**INSTRUCTIONS TO FOLLOW**
Quote word for word the lines below, beginning with the first and ending with the one that has "dash_scale = alt.Scale(domain=freqs, range=[[1, 0], [2, 2]])". Drop the pictures.

**DATA BLOCK**
****
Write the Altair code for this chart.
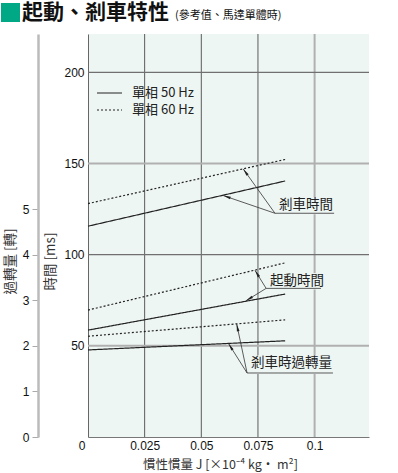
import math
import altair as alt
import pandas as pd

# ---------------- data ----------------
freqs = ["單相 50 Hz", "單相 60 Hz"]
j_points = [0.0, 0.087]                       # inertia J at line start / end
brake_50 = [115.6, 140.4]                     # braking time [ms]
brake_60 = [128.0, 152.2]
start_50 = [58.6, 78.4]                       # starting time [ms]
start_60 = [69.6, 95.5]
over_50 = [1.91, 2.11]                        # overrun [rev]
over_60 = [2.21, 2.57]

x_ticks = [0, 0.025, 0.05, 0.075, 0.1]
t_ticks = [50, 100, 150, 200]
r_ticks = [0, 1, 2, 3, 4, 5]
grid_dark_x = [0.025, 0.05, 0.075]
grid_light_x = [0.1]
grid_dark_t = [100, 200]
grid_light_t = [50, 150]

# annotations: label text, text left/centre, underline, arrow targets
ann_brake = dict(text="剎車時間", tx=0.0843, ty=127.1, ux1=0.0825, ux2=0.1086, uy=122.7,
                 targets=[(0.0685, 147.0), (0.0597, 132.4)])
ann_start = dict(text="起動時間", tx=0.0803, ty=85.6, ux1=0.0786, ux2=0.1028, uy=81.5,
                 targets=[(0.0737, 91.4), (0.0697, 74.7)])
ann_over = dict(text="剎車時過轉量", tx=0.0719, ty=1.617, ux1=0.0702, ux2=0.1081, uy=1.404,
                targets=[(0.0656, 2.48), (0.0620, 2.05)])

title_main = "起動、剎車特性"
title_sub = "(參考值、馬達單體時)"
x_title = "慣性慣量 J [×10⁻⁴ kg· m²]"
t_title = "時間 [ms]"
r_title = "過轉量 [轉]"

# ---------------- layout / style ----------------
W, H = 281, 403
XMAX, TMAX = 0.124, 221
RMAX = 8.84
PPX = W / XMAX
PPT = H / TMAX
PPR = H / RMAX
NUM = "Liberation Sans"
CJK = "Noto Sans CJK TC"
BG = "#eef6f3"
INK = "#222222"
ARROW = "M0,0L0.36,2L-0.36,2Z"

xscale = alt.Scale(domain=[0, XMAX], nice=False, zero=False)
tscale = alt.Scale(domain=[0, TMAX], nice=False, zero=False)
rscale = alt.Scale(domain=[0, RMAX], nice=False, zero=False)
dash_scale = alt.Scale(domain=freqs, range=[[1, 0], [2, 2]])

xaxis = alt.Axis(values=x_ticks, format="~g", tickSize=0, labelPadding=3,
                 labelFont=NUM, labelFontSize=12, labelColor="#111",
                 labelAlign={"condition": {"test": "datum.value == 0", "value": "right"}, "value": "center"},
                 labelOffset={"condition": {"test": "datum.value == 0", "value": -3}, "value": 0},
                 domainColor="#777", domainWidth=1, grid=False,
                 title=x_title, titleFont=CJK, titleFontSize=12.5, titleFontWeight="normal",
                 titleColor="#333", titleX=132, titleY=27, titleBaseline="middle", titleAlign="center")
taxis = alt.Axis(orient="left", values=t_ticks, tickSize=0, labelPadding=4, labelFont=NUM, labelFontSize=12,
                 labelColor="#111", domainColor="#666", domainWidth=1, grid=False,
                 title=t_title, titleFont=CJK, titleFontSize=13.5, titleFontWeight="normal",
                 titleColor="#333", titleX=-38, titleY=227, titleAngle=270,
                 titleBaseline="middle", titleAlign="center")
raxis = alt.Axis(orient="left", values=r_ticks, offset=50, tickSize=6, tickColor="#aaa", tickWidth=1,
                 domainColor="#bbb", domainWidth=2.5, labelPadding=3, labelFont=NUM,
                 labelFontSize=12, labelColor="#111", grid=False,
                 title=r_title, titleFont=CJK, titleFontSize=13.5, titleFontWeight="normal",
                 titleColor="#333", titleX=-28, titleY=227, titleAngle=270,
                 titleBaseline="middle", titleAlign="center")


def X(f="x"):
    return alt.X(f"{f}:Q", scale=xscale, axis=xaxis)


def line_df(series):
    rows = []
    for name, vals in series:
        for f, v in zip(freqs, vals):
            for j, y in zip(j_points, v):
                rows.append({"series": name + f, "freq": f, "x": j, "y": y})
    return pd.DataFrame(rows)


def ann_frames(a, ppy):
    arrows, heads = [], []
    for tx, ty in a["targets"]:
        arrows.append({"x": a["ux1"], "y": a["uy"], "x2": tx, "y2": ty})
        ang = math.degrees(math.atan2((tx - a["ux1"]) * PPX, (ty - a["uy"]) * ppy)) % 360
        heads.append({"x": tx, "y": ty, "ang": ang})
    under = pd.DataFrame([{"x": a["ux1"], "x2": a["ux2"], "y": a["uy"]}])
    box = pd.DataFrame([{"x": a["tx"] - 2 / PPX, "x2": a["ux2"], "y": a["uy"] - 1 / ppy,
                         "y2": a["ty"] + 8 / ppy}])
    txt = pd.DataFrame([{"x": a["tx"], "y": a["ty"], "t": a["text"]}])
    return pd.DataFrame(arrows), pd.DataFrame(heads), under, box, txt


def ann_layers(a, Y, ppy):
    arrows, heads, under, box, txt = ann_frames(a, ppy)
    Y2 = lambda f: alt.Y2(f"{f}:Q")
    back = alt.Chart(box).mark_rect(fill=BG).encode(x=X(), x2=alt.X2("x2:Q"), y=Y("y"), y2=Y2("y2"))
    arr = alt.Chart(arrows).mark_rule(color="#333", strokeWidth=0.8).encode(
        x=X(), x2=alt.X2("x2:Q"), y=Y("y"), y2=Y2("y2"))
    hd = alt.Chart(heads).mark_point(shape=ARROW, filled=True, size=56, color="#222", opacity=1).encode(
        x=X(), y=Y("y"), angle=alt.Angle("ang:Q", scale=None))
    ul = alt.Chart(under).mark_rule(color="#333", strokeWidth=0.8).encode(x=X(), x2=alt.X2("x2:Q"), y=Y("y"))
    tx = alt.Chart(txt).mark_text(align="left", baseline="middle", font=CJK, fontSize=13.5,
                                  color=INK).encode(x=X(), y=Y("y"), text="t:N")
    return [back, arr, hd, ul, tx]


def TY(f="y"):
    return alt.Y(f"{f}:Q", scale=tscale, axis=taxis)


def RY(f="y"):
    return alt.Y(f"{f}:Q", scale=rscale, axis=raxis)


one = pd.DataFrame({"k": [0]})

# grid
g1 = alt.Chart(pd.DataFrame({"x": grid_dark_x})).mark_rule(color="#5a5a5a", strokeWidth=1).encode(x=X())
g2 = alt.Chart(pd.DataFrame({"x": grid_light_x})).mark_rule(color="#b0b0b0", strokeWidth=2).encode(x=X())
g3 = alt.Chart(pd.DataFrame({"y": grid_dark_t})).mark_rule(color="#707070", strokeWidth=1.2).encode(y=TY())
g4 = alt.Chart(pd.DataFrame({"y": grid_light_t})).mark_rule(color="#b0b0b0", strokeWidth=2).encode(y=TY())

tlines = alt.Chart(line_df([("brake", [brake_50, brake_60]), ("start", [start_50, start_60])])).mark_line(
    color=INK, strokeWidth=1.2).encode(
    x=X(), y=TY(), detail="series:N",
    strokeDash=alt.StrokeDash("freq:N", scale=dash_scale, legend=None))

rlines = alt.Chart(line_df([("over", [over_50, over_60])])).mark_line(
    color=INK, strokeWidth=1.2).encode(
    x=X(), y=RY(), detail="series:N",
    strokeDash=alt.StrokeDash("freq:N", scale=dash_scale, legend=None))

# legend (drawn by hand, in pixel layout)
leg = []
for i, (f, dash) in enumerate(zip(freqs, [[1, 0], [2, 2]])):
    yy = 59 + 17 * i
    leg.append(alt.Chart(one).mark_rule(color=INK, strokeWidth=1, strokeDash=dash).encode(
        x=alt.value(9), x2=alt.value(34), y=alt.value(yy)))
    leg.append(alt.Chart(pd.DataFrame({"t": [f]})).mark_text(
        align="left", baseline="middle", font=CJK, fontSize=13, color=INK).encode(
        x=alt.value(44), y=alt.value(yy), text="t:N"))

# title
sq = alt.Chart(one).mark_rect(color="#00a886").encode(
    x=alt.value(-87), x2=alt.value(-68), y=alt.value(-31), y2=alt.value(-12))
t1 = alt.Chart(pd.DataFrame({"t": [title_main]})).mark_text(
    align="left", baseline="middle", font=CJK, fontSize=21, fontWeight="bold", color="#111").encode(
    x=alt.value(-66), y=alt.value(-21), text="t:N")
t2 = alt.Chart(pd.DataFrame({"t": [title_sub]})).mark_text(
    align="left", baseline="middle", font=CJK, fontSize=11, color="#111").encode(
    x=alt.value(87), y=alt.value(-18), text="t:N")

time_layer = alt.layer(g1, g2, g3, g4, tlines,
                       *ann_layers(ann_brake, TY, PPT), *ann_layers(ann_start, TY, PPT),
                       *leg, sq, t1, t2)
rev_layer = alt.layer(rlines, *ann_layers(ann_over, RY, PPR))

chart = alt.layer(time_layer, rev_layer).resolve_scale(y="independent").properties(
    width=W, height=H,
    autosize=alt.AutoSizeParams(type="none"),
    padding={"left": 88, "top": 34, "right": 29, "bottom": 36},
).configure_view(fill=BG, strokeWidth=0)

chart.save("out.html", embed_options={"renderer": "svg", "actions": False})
****
**THE SOLUTION**
Write the Altair code for this chart.
import math
import altair as alt
import pandas as pd

# ---------------- data ----------------
freqs = ["單相 50 Hz", "單相 60 Hz"]
j_points = [0.0, 0.087]                       # inertia J at line start / end
brake_50 = [115.6, 140.4]                     # braking time [ms]
brake_60 = [128.0, 152.2]
start_50 = [58.6, 78.4]                       # starting time [ms]
start_60 = [69.6, 95.5]
over_50 = [1.91, 2.11]                        # overrun [rev]
over_60 = [2.21, 2.57]

x_ticks = [0, 0.025, 0.05, 0.075, 0.1]
t_ticks = [50, 100, 150, 200]
r_ticks = [0, 1, 2, 3, 4, 5]
grid_dark_x = [0.025, 0.05, 0.075]
grid_light_x = [0.1]
grid_dark_t = [100, 200]
grid_light_t = [50, 150]

# annotations: label text, text left/centre, underline, arrow targets
ann_brake = dict(text="剎車時間", tx=0.0843, ty=127.1, ux1=0.0825, ux2=0.1086, uy=122.7,
                 targets=[(0.0685, 147.0), (0.0597, 132.4)])
ann_start = dict(text="起動時間", tx=0.0803, ty=85.6, ux1=0.0786, ux2=0.1028, uy=81.5,
                 targets=[(0.0737, 91.4), (0.0697, 74.7)])
ann_over = dict(text="剎車時過轉量", tx=0.0719, ty=1.617, ux1=0.0702, ux2=0.1081, uy=1.404,
                targets=[(0.0656, 2.48), (0.0620, 2.05)])

title_main = "起動、剎車特性"
title_sub = "(參考值、馬達單體時)"
x_title = "慣性慣量 J [×10⁻⁴ kg· m²]"
t_title = "時間 [ms]"
r_title = "過轉量 [轉]"

# ---------------- layout / style ----------------
W, H = 281, 403
XMAX, TMAX = 0.124, 221
RMAX = 8.84
PPX = W / XMAX
PPT = H / TMAX
PPR = H / RMAX
NUM = "Liberation Sans"
CJK = "Noto Sans CJK TC"
BG = "#eef6f3"
INK = "#222222"
ARROW = "M0,0L0.36,2L-0.36,2Z"

xscale = alt.Scale(domain=[0, XMAX], nice=False, zero=False)
tscale = alt.Scale(domain=[0, TMAX], nice=False, zero=False)
rscale = alt.Scale(domain=[0, RMAX], nice=False, zero=False)
dash_scale = alt.Scale(domain=freqs, range=[[1, 0], [2, 2]])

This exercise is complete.